Pilgrim’s Pride (PPC) Q1 2026: CapEx Surges to $235M as Portfolio Shifts to Higher-Margin Prepared Foods

Pilgrim’s Pride’s Q1 2026 revealed an aggressive capital deployment strategy, with CapEx more than doubling year-over-year to support a structural pivot toward value-added prepared foods and resilient retail channels. While volatile commodity markets and operational disruptions pressured margins, management’s investments are reshaping the portfolio for greater stability and margin durability. Investors should watch margin recovery and volume trends as new capacity and mix enhancements come online through 2026.

Summary

  • CapEx Acceleration: Investment in plant conversions and prepared foods signals a deliberate shift away from commodity volatility.
  • Margin Compression: Operational disruptions and weak commodity pricing exposed legacy business volatility.
  • Portfolio Transformation: Execution on prepared foods and retail expansion aims to stabilize earnings and drive future growth.

Performance Analysis

Pilgrim’s Pride delivered net revenues of $4.53 billion, with adjusted EBITDA margins compressed to 6.8%, down sharply from the prior year as commodity-driven U.S. segments faced margin headwinds. The U.S. business, which accounts for the majority of revenue, saw profitability decline due to a combination of lower jumbo cutout values, weak small bird pricing, plant downtime from upgrades, and weather-related disruptions. Notably, the prepared foods business in the U.S. stood out as a bright spot, with the Just Bear brand growing nearly 40% in retail sales as distribution and velocity gains continued.

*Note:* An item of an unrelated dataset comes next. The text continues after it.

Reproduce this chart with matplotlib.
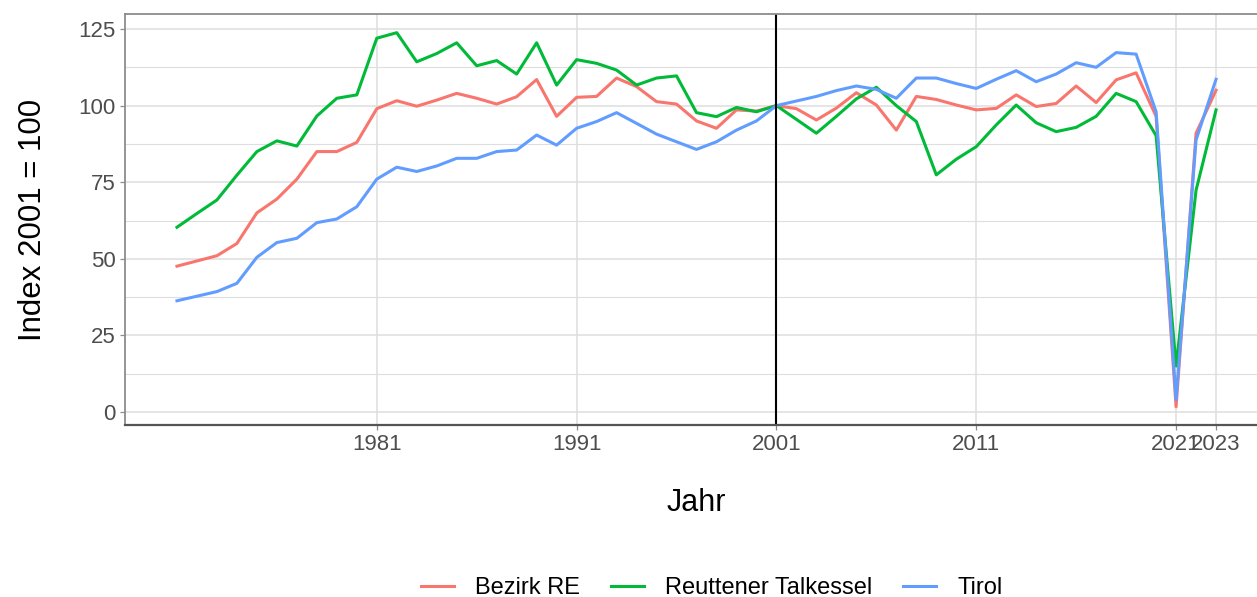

Europe maintained steady sales and margins, benefiting from a diversified product mix and cost optimization, while Mexico saw double-digit sales growth in branded fresh and prepared foods but suffered margin erosion from oversupply and import pressures. Across regions, SG&A rose on legal settlements, incentive compensation, and FX impact. The company’s liquidity remains robust, with net leverage at 1.25x and $1.75 billion in available liquidity, providing flexibility for ongoing transformation.

  • CapEx Surge: Q1 capital expenditures reached $235 million, up from $98 million last year, reflecting accelerated investment in retail and prepared foods capacity.
  • Commodity Exposure: U.S. margins halved as legacy segments faced price and operational shocks, highlighting the rationale for portfolio rebalancing.
  • Mix Shift Impact: Conversion of Russellville to case-ready retail and expansion of prepared foods plant in Georgia are expected to drive more resilient, higher-margin growth.

The company’s margin recovery and cash generation will hinge on the speed and effectiveness of these investments as the business transitions further away from commodity exposure.

Executive Commentary

"We were able to navigate the volatile market in the commodity segments, protecting the downside with the most stable parts of our portfolio. We also drove extensive progress in our growth investments, strengthening our portfolio of differentiated products that could provide higher and more stable margins while supporting the growth of our key customers."

Fabio Sandri, President and Chief Executive Officer

"We have a strong balance sheet and will continue to emphasize cash flows from operating activities, management of working capital, and disciplined investment in high-return projects. Our liquidity position provides flexibility as we pursue our growth ambitions."

Matt Galvanoni, Chief Financial Officer

Strategic Positioning

1. Prepared Foods Expansion

PPC is investing heavily in prepared foods, with the new Walker County, Georgia plant and upgrades to existing facilities. Prepared foods, higher-margin, value-added chicken products, are now a central growth pillar, as evidenced by Just Bear’s rapid retail expansion and new product innovation (e.g., roasted offerings).

2. Retail Channel Resilience

Retail trade pack and case-ready offerings are being prioritized, with the Russellville plant conversion boosting capacity for key customers. Retail margins are more stable and less exposed to commodity swings, supporting the company’s drive for earnings resilience.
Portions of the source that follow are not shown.